▶ [Stated problem]
Begin with the first line below and retype each line exactly through the line containing "import * as". Any pictures are to be left out.

▶ [Given material]

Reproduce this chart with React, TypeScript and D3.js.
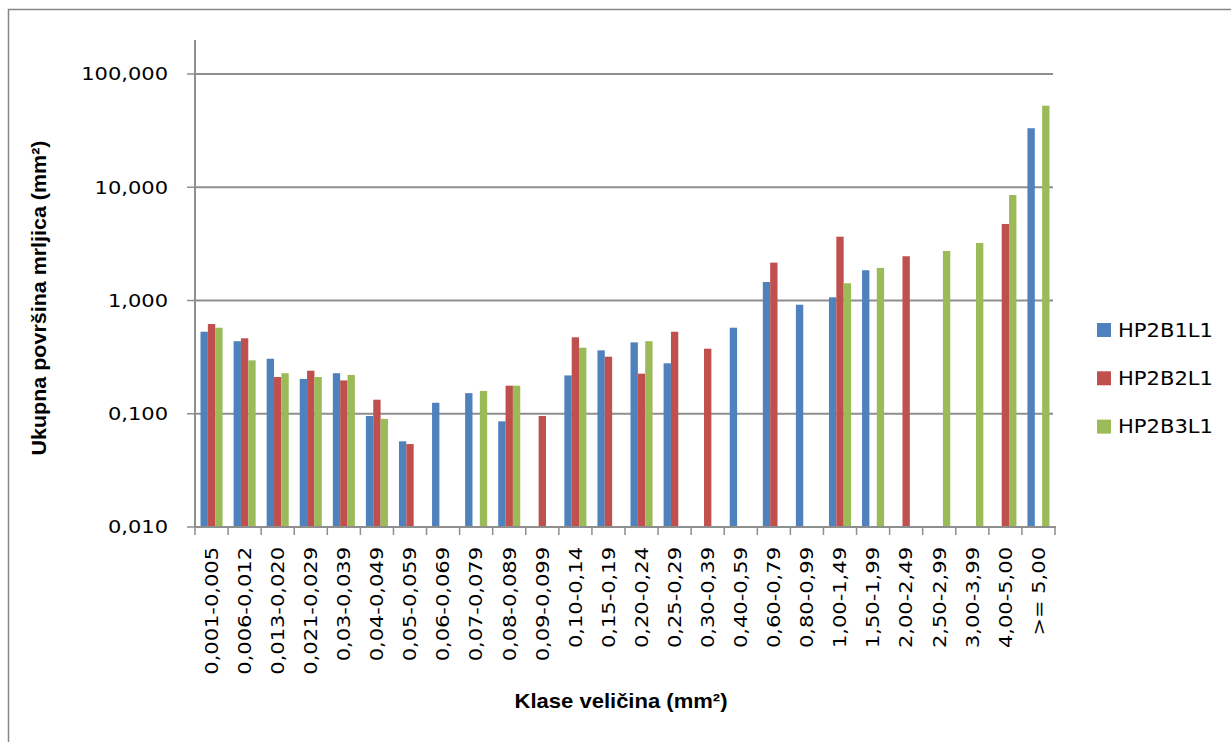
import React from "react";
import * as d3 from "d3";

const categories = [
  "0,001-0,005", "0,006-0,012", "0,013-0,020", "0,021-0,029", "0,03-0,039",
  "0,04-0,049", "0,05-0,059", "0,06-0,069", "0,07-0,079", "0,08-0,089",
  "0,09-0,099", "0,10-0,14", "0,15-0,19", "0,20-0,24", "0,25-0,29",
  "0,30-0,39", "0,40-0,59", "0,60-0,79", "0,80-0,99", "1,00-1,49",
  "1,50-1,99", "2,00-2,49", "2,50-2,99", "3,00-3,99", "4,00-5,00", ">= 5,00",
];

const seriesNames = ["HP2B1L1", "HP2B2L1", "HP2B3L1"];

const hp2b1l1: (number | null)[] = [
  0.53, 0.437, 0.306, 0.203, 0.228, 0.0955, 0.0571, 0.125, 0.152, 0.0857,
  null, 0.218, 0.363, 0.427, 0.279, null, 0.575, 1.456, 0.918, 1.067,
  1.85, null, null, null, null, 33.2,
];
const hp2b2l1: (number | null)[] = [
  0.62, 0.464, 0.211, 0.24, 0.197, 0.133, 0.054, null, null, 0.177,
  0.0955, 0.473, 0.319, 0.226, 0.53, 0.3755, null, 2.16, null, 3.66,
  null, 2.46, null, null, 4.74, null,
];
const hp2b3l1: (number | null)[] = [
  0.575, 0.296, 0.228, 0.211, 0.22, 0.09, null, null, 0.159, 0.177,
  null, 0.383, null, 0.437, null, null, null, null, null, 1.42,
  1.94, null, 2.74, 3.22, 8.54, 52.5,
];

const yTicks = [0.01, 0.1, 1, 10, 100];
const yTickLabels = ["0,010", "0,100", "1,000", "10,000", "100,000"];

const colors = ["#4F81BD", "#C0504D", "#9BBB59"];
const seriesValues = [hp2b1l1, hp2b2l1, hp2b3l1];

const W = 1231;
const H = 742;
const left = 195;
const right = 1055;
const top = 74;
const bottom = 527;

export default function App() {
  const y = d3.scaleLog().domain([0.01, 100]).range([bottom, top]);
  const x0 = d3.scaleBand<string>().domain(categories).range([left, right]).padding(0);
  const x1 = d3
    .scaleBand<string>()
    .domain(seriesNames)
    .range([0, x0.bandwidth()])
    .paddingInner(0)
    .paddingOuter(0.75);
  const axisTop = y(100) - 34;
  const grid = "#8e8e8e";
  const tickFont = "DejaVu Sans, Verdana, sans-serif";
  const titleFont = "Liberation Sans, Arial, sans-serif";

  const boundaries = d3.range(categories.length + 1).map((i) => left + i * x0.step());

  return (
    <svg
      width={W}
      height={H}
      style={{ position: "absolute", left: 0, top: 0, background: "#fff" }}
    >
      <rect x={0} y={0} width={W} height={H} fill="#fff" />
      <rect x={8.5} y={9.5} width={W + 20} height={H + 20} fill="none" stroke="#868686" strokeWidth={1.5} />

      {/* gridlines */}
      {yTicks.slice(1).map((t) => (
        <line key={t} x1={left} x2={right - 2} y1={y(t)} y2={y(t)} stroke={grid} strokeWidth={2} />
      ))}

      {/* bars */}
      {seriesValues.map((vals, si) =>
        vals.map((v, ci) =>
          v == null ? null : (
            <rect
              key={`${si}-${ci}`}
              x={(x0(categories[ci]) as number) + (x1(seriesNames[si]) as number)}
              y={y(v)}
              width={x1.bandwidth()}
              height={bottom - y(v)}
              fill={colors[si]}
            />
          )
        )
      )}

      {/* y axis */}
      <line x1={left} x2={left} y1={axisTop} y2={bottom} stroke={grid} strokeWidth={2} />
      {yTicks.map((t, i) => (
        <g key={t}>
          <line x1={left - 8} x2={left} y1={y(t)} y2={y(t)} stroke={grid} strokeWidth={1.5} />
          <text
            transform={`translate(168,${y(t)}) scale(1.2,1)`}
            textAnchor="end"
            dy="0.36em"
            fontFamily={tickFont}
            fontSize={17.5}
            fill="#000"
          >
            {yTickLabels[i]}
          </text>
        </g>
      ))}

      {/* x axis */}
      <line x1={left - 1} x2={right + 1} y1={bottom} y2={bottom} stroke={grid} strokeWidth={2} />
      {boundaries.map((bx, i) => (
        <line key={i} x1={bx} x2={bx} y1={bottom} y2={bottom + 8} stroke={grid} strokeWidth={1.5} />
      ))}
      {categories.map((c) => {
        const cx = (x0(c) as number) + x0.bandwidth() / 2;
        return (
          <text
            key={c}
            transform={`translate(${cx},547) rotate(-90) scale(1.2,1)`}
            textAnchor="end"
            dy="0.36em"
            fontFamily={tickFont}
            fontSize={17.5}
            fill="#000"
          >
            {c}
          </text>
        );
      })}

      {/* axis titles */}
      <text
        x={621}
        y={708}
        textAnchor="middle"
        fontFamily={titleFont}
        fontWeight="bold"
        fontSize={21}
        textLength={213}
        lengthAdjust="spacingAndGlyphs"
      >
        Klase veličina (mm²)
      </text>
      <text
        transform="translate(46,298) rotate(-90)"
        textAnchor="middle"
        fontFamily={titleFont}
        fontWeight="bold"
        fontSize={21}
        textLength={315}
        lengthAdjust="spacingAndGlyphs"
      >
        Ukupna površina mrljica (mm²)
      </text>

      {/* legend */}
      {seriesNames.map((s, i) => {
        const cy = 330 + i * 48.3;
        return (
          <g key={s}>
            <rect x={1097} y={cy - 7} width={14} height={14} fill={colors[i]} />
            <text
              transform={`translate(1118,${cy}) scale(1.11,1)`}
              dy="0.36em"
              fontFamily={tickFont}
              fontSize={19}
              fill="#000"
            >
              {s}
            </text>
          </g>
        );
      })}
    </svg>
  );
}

▶ [Exercise solution]
Reproduce this chart with React, TypeScript and D3.js.
import React from "react";
import * as d3 from "d3";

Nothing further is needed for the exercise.